━━━ Dataset content ━━━

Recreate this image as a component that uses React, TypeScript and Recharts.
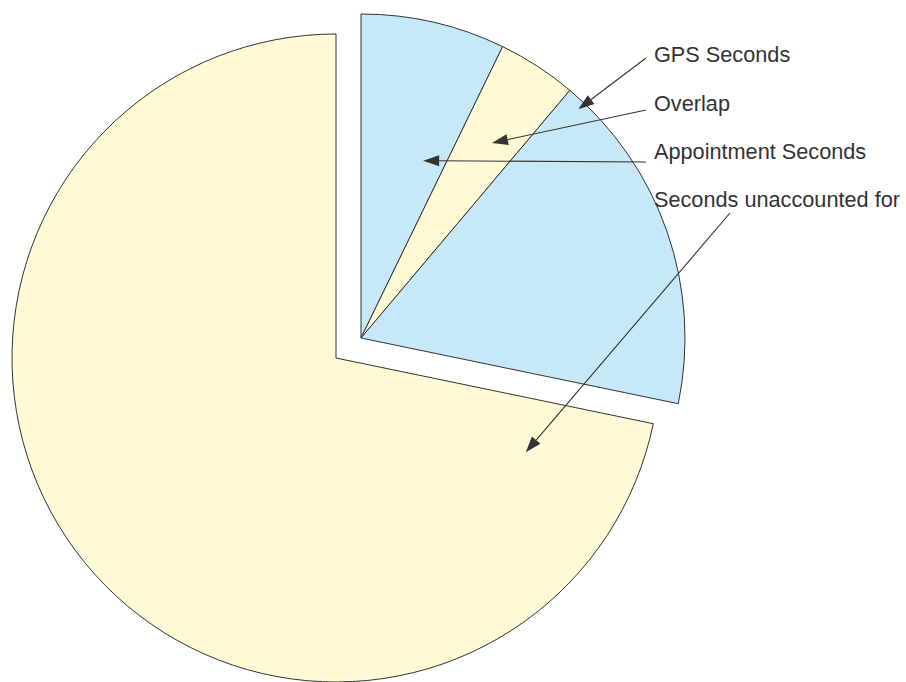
import { Cell, Pie, PieChart } from "recharts";

// slices, clockwise from 12 o'clock
const sliceNames = ["Appointment Seconds", "Overlap", "GPS Seconds", "Seconds unaccounted for"];
const sliceValues = [7.2, 3.95, 17.1, 71.75];
const sliceExploded = [true, true, true, false];

// callouts, top to bottom as they appear on the right
const calloutNames = ["GPS Seconds", "Overlap", "Appointment Seconds", "Seconds unaccounted for"];

const BLUE = "#c6e8f8";
const YELLOW = "#fff9d6";
const INK = "#333333";
const sliceColors = [BLUE, YELLOW, BLUE, YELLOW];

const RADIUS = 324;
const BASE_CENTER = { x: 336, y: 358 };
const EXPLODED_CENTER = { x: 361, y: 338 };

const TEXT_X = 654;
const ROW_BASELINES = [62, 111, 159, 207];
// where each callout line leaves the text
const LINE_STARTS = [
  { x: 646, y: 58 },
  { x: 646, y: 110 },
  { x: 646, y: 162 },
  { x: 730, y: 213 },
];
// where the arrow lands inside its slice: fraction of the sweep, fraction of the radius
const ARROW_SPOTS: Record<string, { t: number; r: number }> = {
  "Appointment Seconds": { t: 0.745, r: 0.58 },
  Overlap: { t: 0.56, r: 0.725 },
  "GPS Seconds": { t: 0.055, r: 0.974 },
  "Seconds unaccounted for": { t: 0.057, r: 0.654 },
};

const data = sliceNames.map((name, i) => ({ name, value: sliceValues[i] }));

const RAD = Math.PI / 180;
const polar = (cx: number, cy: number, r: number, angle: number) => ({
  x: cx + Math.cos(-angle * RAD) * r,
  y: cy + Math.sin(-angle * RAD) * r,
});

function Arrow({ from, to }: { from: { x: number; y: number }; to: { x: number; y: number } }) {
  const dx = to.x - from.x;
  const dy = to.y - from.y;
  const len = Math.hypot(dx, dy);
  const ux = dx / len;
  const uy = dy / len;
  const headLen = 16;
  const halfW = 5.5;
  const bx = to.x - ux * headLen;
  const by = to.y - uy * headLen;
  const pts = [
    [to.x, to.y],
    [bx - uy * halfW, by + ux * halfW],
    [bx + uy * halfW, by - ux * halfW],
  ]
    .map((p) => p.join(","))
    .join(" ");
  return (
    <g>
      <line x1={from.x} y1={from.y} x2={bx} y2={by} stroke={INK} strokeWidth={1.1} />
      <polygon points={pts} fill={INK} stroke="none" />
    </g>
  );
}

const renderCallout = (exploded: boolean) => (props: any) => {
  const { index, cx, cy, outerRadius, startAngle, endAngle, name } = props;
  if (sliceExploded[index] !== exploded) return null;
  const row = calloutNames.indexOf(name);
  const spot = ARROW_SPOTS[name];
  const angle = startAngle + spot.t * (endAngle - startAngle);
  const tip = polar(cx, cy, outerRadius * spot.r, angle);
  return (
    <g key={`callout-${index}`}>
      <Arrow from={LINE_STARTS[row]} to={tip} />
      <text
        x={TEXT_X}
        y={ROW_BASELINES[row]}
        fill={INK}
        fontSize={21.7}
        fontFamily='"Liberation Sans", Arial, sans-serif'
        textAnchor="start"
      >
        {name}
      </text>
    </g>
  );
};

function SlicePie({ exploded }: { exploded: boolean }) {
  const center = exploded ? EXPLODED_CENTER : BASE_CENTER;
  return (
    <Pie
      data={data}
      dataKey="value"
      nameKey="name"
      cx={center.x}
      cy={center.y}
      outerRadius={RADIUS}
      startAngle={90}
      endAngle={-270}
      isAnimationActive={false}
      label={renderCallout(exploded)}
      labelLine={false}
    >
      {data.map((d, i) =>
        sliceExploded[i] === exploded ? (
          <Cell key={d.name} fill={sliceColors[i]} stroke={INK} strokeWidth={1} />
        ) : (
          <Cell key={d.name} fill="none" stroke="none" />
        )
      )}
    </Pie>
  );
}

export default function App() {
  return (
    <div style={{ position: "absolute", left: 0, top: 0, width: 906, height: 682, background: "#fff" }}>
      <PieChart width={906} height={682} margin={{ top: 0, right: 0, bottom: 0, left: 0 }}>
        {SlicePie({ exploded: false })}
        {SlicePie({ exploded: true })}
      </PieChart>
    </div>
  );
}
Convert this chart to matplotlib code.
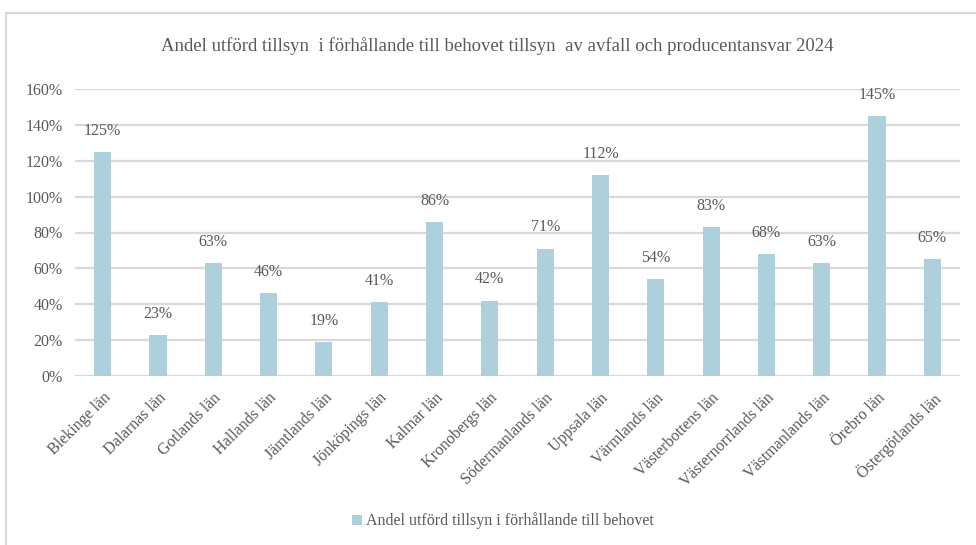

━━━

## What the exercise asks
Quote, exactly and only, the lines from the first line of the data above through the line containing "361, y: 338". The pictures do not belong in it.

## Problem solution
Recreate this image as a component that uses React, TypeScript and Recharts.
import { Cell, Pie, PieChart } from "recharts";

// slices, clockwise from 12 o'clock
const sliceNames = ["Appointment Seconds", "Overlap", "GPS Seconds", "Seconds unaccounted for"];
const sliceValues = [7.2, 3.95, 17.1, 71.75];
const sliceExploded = [true, true, true, false];

// callouts, top to bottom as they appear on the right
const calloutNames = ["GPS Seconds", "Overlap", "Appointment Seconds", "Seconds unaccounted for"];

const BLUE = "#c6e8f8";
const YELLOW = "#fff9d6";
const INK = "#333333";
const sliceColors = [BLUE, YELLOW, BLUE, YELLOW];

const RADIUS = 324;
const BASE_CENTER = { x: 336, y: 358 };
const EXPLODED_CENTER = { x: 361, y: 338 };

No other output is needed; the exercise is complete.